String.intern()的方法原理是通过找到字符串所在Stringtable里保存的引用,代码如下
JVM_ENTRY(jstring, JVM_InternString(JNIEnv *env, jstring str)) JVMWrapper("JVM_InternString"); JvmtiVMObjectAllocEventCollector oam; if (str == NULL) return NULL; oop string = JNIHandles::resolve_non_null(str); oop result = StringTable::intern(string, CHECK_NULL); return (jstring) JNIHandles::make_local(env, result); JVM_END我们又看到了熟悉的StringTable:intern 的方法,而在这里和ldc有点不同的是,这时候引用已经存在,如果StringTable里不存在这个字符串的时候,会直接将该String的引用存放到StringTable中。

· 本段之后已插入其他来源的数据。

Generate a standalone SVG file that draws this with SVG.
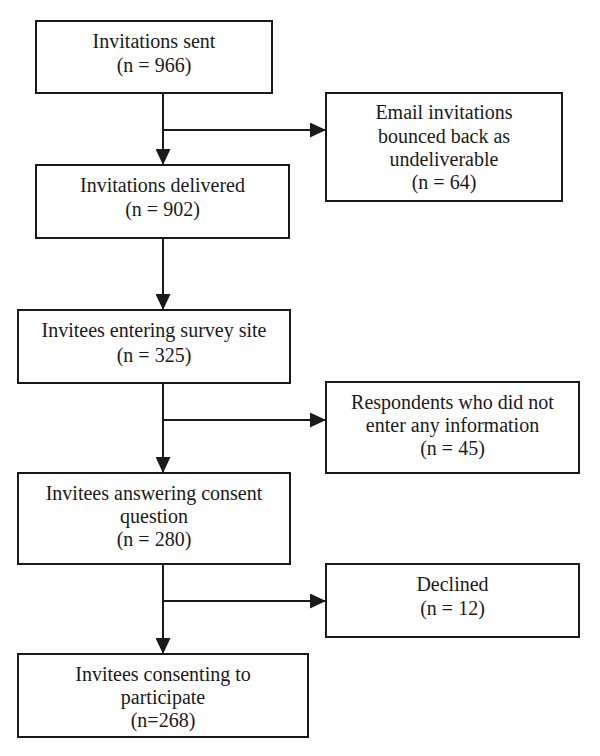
<svg xmlns="http://www.w3.org/2000/svg" width="600" height="756" viewBox="0 0 600 756">
<defs>
<style>
.box{fill:#fff;stroke:#1a1a1a;stroke-width:2}
.t{font-family:"Liberation Serif","Times New Roman",serif;font-size:20px;fill:#1a1a1a;text-anchor:middle}
.c{fill:none;stroke:#1a1a1a;stroke-width:2}
</style>
<marker id="ah" markerUnits="userSpaceOnUse" markerWidth="16" markerHeight="15" refX="16" refY="7.5" orient="auto">
<path d="M0,0 L16,7.5 L0,15 Z" fill="#1a1a1a"/>
</marker>
</defs>
<rect width="600" height="756" fill="#fff"/>
<g id="connectors">
<line class="c" x1="163" y1="93" x2="163" y2="165" marker-end="url(#ah)"/>
<line class="c" x1="163" y1="130" x2="326" y2="130" marker-end="url(#ah)"/>
<line class="c" x1="163" y1="238" x2="163" y2="310" marker-end="url(#ah)"/>
<line class="c" x1="163" y1="383" x2="163" y2="473" marker-end="url(#ah)"/>
<line class="c" x1="163" y1="420" x2="326" y2="420" marker-end="url(#ah)"/>
<line class="c" x1="163" y1="564" x2="163" y2="654" marker-end="url(#ah)"/>
<line class="c" x1="163" y1="601" x2="326" y2="601" marker-end="url(#ah)"/>
</g>
<g id="sent">
<rect class="box" x="36" y="21" width="236" height="72"/>
<text class="t" x="154" y="48">Invitations sent</text>
<text class="t" x="154" y="72">(n = 966)</text>
</g>
<g id="bounced">
<rect class="box" x="326" y="93" width="236" height="108"/>
<text class="t" x="444" y="119">Email invitations</text>
<text class="t" x="444" y="143">bounced back as</text>
<text class="t" x="444" y="166">undeliverable</text>
<text class="t" x="444" y="189">(n = 64)</text>
</g>
<g id="delivered">
<rect class="box" x="36" y="165" width="253" height="73"/>
<text class="t" x="162.5" y="192">Invitations delivered</text>
<text class="t" x="162.5" y="216">(n = 902)</text>
</g>
<g id="entering">
<rect class="box" x="18" y="310" width="272" height="73"/>
<text class="t" x="154" y="337">Invitees entering survey site</text>
<text class="t" x="154" y="362">(n = 325)</text>
</g>
<g id="noinfo">
<rect class="box" x="326" y="382" width="253" height="91"/>
<text class="t" x="452.5" y="409">Respondents who did not</text>
<text class="t" x="452.5" y="432">enter any information</text>
<text class="t" x="452.5" y="455">(n = 45)</text>
</g>
<g id="answering">
<rect class="box" x="18" y="473" width="272" height="91"/>
<text class="t" x="154" y="500">Invitees answering consent</text>
<text class="t" x="154" y="523">question</text>
<text class="t" x="154" y="546">(n = 280)</text>
</g>
<g id="declined">
<rect class="box" x="326" y="564" width="253" height="73"/>
<text class="t" x="452.5" y="591">Declined</text>
<text class="t" x="452.5" y="615">(n = 12)</text>
</g>
<g id="consenting">
<rect class="box" x="18" y="654" width="290" height="83"/>
<text class="t" x="163" y="681">Invitees consenting to</text>
<text class="t" x="163" y="704">participate</text>
<text class="t" x="163" y="727">(n=268)</text>
</g>
</svg>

前段时间看到有博客提到了这句话“使用String.intern()方法则可以将一个String类的保存到一个全局String表中,如果具有相同值的Unicode字符串已经在这个表中,那么该方法返回表中已有字符串的地址,如果在表中没有相同值的字符串,则将自己的地址注册到表中”,博客中阐述这个解释是错误的,同时举了例子
String s1=new String("kvill"); System.out.println( s1==s1.intern() );
但实际上这个例子举的是错误的。我们来看字节码。
0: new #16 // class java/lang/String 3: dup 4: ldc #18 // String kvill 6: invokespecial #20 // Method java/lang/String."<init>":(Ljava/lang/String;)V 9: astore_1
String test="kvill"; String s1 = new String(test);这样的代码就可以比较清楚的看到这已经是完全两个不同的String对象了
而要证明原话是否正确,只要将程序改成
char[] test={'k','v','i','l','l'}; String s1=new String(test); System.out.println(s1==s1.intern());我们可以清楚的看到返回的结果是true,也就是说Stringtable里保存的是s1这个引用。